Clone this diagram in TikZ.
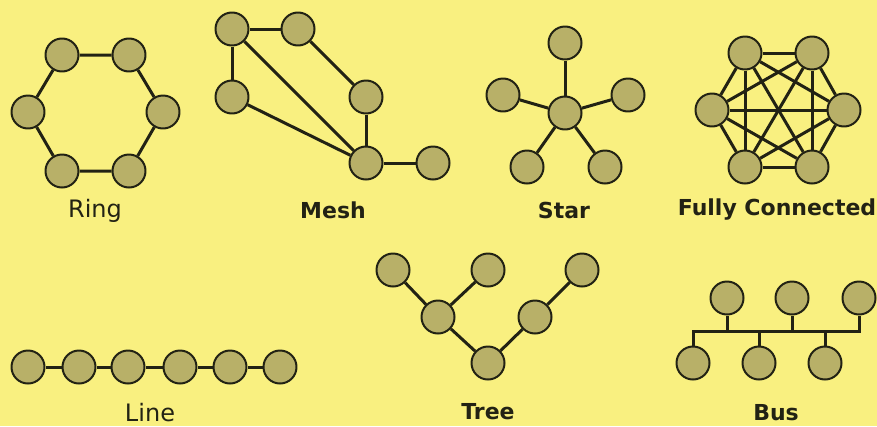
\documentclass[tikz,border=0pt]{standalone}
\usepackage{fontspec}
\setmainfont{DejaVu Sans}
\definecolor{paper}{RGB}{249,240,128}
\definecolor{ball}{RGB}{184,176,104}
\definecolor{rim}{RGB}{34,34,20}
\pgfdeclarelayer{paperlayer}
\pgfdeclarelayer{edges}
\pgfsetlayers{paperlayer,edges,main}
\tikzset{nd/.style={circle,draw=rim,fill=ball,line width=2pt,minimum size=33pt,inner sep=0pt},
lnk/.style={draw=rim,line width=3pt},
lbl/.style={font=\fontsize{22}{26}\selectfont\bfseries,text=rim},
lbn/.style={font=\fontsize{24}{28}\selectfont,text=rim}}
\begin{document}
\begin{tikzpicture}[x=1pt,y=-1pt,line join=round]
\begin{pgfonlayer}{paperlayer}
\fill[paper](0,0)rectangle(877,426);
\end{pgfonlayer}
\useasboundingbox(0,0)rectangle(877,426);
% ring
\node[nd](r1)at(62,55){};\node[nd](r2)at(129,55){};\node[nd](r3)at(163,112){};
\node[nd](r4)at(129,171){};\node[nd](r5)at(62,171){};\node[nd](r6)at(28,112){};
\begin{pgfonlayer}{edges}
\path[lnk](r1)--(r2)--(r3)--(r4)--(r5)--(r6)--(r1);
\end{pgfonlayer}
\node[lbn](ring)at(95,211){Ring};
% mesh
\node[nd](m1)at(232,29){};\node[nd](m2)at(298,29){};\node[nd](m3)at(232,97){};
\node[nd](m4)at(366,97){};\node[nd](m5)at(366,163){};\node[nd](m6)at(433,163){};
\begin{pgfonlayer}{edges}
\path[lnk](m1)--(m2);\path[lnk](m1)--(m3);\path[lnk](m1)--(m5);\path[lnk](m3)--(m5);
\path[lnk](m2)--(m4);\path[lnk](m4)--(m5);\path[lnk](m5)--(m6);
\end{pgfonlayer}
\node[lbl](mesh)at(333,210){Mesh};
% star
\node[nd](s0)at(565,113){};\node[nd](s1)at(565,43){};\node[nd](s2)at(628,95){};
\node[nd](s3)at(605,167){};\node[nd](s4)at(527,167){};\node[nd](s5)at(503,95){};
\begin{pgfonlayer}{edges}
\foreach \i in {1,...,5}{\path[lnk](s0)--(s\i);}
\end{pgfonlayer}
\node[lbl](star)at(564,210){Star};
% fully connected
\node[nd](f1)at(745,53){};\node[nd](f2)at(812,53){};\node[nd](f3)at(844,110){};
\node[nd](f4)at(812,167){};\node[nd](f5)at(745,167){};\node[nd](f6)at(712,110){};
\begin{pgfonlayer}{edges}
\foreach \i/\j in {1/2,1/3,1/4,1/5,1/6,2/3,2/4,2/5,2/6,3/4,3/5,3/6,4/5,4/6,5/6}{\path[lnk](f\i)--(f\j);}
\end{pgfonlayer}
\node[lbl](full)at(777,210){Fully Connected};
% line
\foreach \i/\x in {1/28,2/79,3/128,4/180,5/230,6/280}{\node[nd](l\i)at(\x,367){};}
\begin{pgfonlayer}{edges}
\foreach \i/\j in {1/2,2/3,3/4,4/5,5/6}{\path[lnk](l\i)--(l\j);}
\end{pgfonlayer}
\node[lbn](line)at(150,413){Line};
% tree
\node[nd](t1)at(393,270){};\node[nd](t2)at(488,270){};\node[nd](t3)at(582,270){};
\node[nd](t4)at(438,317){};\node[nd](t5)at(535,317){};\node[nd](t6)at(488,363){};
\begin{pgfonlayer}{edges}
\path[lnk](t1)--(t4);\path[lnk](t2)--(t4);\path[lnk](t4)--(t6);\path[lnk](t6)--(t5);\path[lnk](t5)--(t3);
\end{pgfonlayer}
\node[lbl](tree)at(488,412){Tree};
% bus
\node[nd](b1)at(727,298){};\node[nd](b2)at(792,298){};\node[nd](b3)at(859,298){};
\node[nd](b4)at(693,363){};\node[nd](b5)at(759,363){};\node[nd](b6)at(825,363){};
\coordinate(bl)at(693,331);\coordinate(br)at(859,331);
\begin{pgfonlayer}{edges}
\path[lnk,line cap=rect](bl)--(br);
\foreach \i in {1,...,6}{\path[lnk](b\i)--(b\i|-bl);}
\end{pgfonlayer}
\node[lbl](bus)at(776,413){Bus};
\end{tikzpicture}
\end{document}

* * * * * * * * *

- _EXERCISE REQUIREMENTS_: Quote the full listing above word for word; exclude every picture from the copy.

- _SOLUTION TO THIS EXERCISE_:
Clone this diagram in TikZ.
\documentclass[tikz,border=0pt]{standalone}
\usepackage{fontspec}
\setmainfont{DejaVu Sans}
\definecolor{paper}{RGB}{249,240,128}
\definecolor{ball}{RGB}{184,176,104}
\definecolor{rim}{RGB}{34,34,20}
\pgfdeclarelayer{paperlayer}
\pgfdeclarelayer{edges}
\pgfsetlayers{paperlayer,edges,main}
\tikzset{nd/.style={circle,draw=rim,fill=ball,line width=2pt,minimum size=33pt,inner sep=0pt},
lnk/.style={draw=rim,line width=3pt},
lbl/.style={font=\fontsize{22}{26}\selectfont\bfseries,text=rim},
lbn/.style={font=\fontsize{24}{28}\selectfont,text=rim}}
\begin{document}
\begin{tikzpicture}[x=1pt,y=-1pt,line join=round]
\begin{pgfonlayer}{paperlayer}
\fill[paper](0,0)rectangle(877,426);
\end{pgfonlayer}
\useasboundingbox(0,0)rectangle(877,426);
% ring
\node[nd](r1)at(62,55){};\node[nd](r2)at(129,55){};\node[nd](r3)at(163,112){};
\node[nd](r4)at(129,171){};\node[nd](r5)at(62,171){};\node[nd](r6)at(28,112){};
\begin{pgfonlayer}{edges}
\path[lnk](r1)--(r2)--(r3)--(r4)--(r5)--(r6)--(r1);
\end{pgfonlayer}
\node[lbn](ring)at(95,211){Ring};
% mesh
\node[nd](m1)at(232,29){};\node[nd](m2)at(298,29){};\node[nd](m3)at(232,97){};
\node[nd](m4)at(366,97){};\node[nd](m5)at(366,163){};\node[nd](m6)at(433,163){};
\begin{pgfonlayer}{edges}
\path[lnk](m1)--(m2);\path[lnk](m1)--(m3);\path[lnk](m1)--(m5);\path[lnk](m3)--(m5);
\path[lnk](m2)--(m4);\path[lnk](m4)--(m5);\path[lnk](m5)--(m6);
\end{pgfonlayer}
\node[lbl](mesh)at(333,210){Mesh};
% star
\node[nd](s0)at(565,113){};\node[nd](s1)at(565,43){};\node[nd](s2)at(628,95){};
\node[nd](s3)at(605,167){};\node[nd](s4)at(527,167){};\node[nd](s5)at(503,95){};
\begin{pgfonlayer}{edges}
\foreach \i in {1,...,5}{\path[lnk](s0)--(s\i);}
\end{pgfonlayer}
\node[lbl](star)at(564,210){Star};
% fully connected
\node[nd](f1)at(745,53){};\node[nd](f2)at(812,53){};\node[nd](f3)at(844,110){};
\node[nd](f4)at(812,167){};\node[nd](f5)at(745,167){};\node[nd](f6)at(712,110){};
\begin{pgfonlayer}{edges}
\foreach \i/\j in {1/2,1/3,1/4,1/5,1/6,2/3,2/4,2/5,2/6,3/4,3/5,3/6,4/5,4/6,5/6}{\path[lnk](f\i)--(f\j);}
\end{pgfonlayer}
\node[lbl](full)at(777,210){Fully Connected};
% line
\foreach \i/\x in {1/28,2/79,3/128,4/180,5/230,6/280}{\node[nd](l\i)at(\x,367){};}
\begin{pgfonlayer}{edges}
\foreach \i/\j in {1/2,2/3,3/4,4/5,5/6}{\path[lnk](l\i)--(l\j);}
\end{pgfonlayer}
\node[lbn](line)at(150,413){Line};
% tree
\node[nd](t1)at(393,270){};\node[nd](t2)at(488,270){};\node[nd](t3)at(582,270){};
\node[nd](t4)at(438,317){};\node[nd](t5)at(535,317){};\node[nd](t6)at(488,363){};
\begin{pgfonlayer}{edges}
\path[lnk](t1)--(t4);\path[lnk](t2)--(t4);\path[lnk](t4)--(t6);\path[lnk](t6)--(t5);\path[lnk](t5)--(t3);
\end{pgfonlayer}
\node[lbl](tree)at(488,412){Tree};
% bus
\node[nd](b1)at(727,298){};\node[nd](b2)at(792,298){};\node[nd](b3)at(859,298){};
\node[nd](b4)at(693,363){};\node[nd](b5)at(759,363){};\node[nd](b6)at(825,363){};
\coordinate(bl)at(693,331);\coordinate(br)at(859,331);
\begin{pgfonlayer}{edges}
\path[lnk,line cap=rect](bl)--(br);
\foreach \i in {1,...,6}{\path[lnk](b\i)--(b\i|-bl);}
\end{pgfonlayer}
\node[lbl](bus)at(776,413){Bus};
\end{tikzpicture}
\end{document}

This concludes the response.